> INSTRUCTION
Print exactly what the entries say, line by line, from the first line down to the one with "var seriesName = 'Weighted Average';", inclusive.

> DATASET CONTENT
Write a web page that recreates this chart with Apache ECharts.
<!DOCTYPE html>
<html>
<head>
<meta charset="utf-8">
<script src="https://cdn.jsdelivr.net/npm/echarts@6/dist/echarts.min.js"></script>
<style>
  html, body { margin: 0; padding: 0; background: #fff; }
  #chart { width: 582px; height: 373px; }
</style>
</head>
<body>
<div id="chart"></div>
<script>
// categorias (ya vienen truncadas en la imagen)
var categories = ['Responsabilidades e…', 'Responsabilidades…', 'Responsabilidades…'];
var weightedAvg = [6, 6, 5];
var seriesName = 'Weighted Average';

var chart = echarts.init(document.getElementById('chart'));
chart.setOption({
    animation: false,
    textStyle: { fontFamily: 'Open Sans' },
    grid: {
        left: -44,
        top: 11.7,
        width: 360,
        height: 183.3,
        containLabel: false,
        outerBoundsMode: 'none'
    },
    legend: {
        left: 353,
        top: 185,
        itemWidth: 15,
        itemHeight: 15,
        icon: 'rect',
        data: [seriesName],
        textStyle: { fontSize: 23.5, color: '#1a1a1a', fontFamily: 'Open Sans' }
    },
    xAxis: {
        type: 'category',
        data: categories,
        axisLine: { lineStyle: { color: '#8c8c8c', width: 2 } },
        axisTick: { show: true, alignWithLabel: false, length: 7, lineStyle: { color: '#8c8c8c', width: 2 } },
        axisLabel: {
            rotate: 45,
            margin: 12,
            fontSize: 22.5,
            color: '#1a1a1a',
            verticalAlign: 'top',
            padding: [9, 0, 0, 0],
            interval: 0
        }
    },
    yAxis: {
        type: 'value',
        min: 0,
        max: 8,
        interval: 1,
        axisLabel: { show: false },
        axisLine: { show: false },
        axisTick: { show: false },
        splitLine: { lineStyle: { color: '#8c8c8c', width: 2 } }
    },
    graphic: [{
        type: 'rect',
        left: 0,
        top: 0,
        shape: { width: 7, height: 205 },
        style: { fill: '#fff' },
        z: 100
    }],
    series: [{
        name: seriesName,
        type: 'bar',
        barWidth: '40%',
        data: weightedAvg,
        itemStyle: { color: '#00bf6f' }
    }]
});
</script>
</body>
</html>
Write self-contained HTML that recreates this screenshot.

> FINISHED ANSWER
Write a web page that recreates this chart with Apache ECharts.
<!DOCTYPE html>
<html>
<head>
<meta charset="utf-8">
<script src="https://cdn.jsdelivr.net/npm/echarts@6/dist/echarts.min.js"></script>
<style>
  html, body { margin: 0; padding: 0; background: #fff; }
  #chart { width: 582px; height: 373px; }
</style>
</head>
<body>
<div id="chart"></div>
<script>
// categorias (ya vienen truncadas en la imagen)
var categories = ['Responsabilidades e…', 'Responsabilidades…', 'Responsabilidades…'];
var weightedAvg = [6, 6, 5];
var seriesName = 'Weighted Average';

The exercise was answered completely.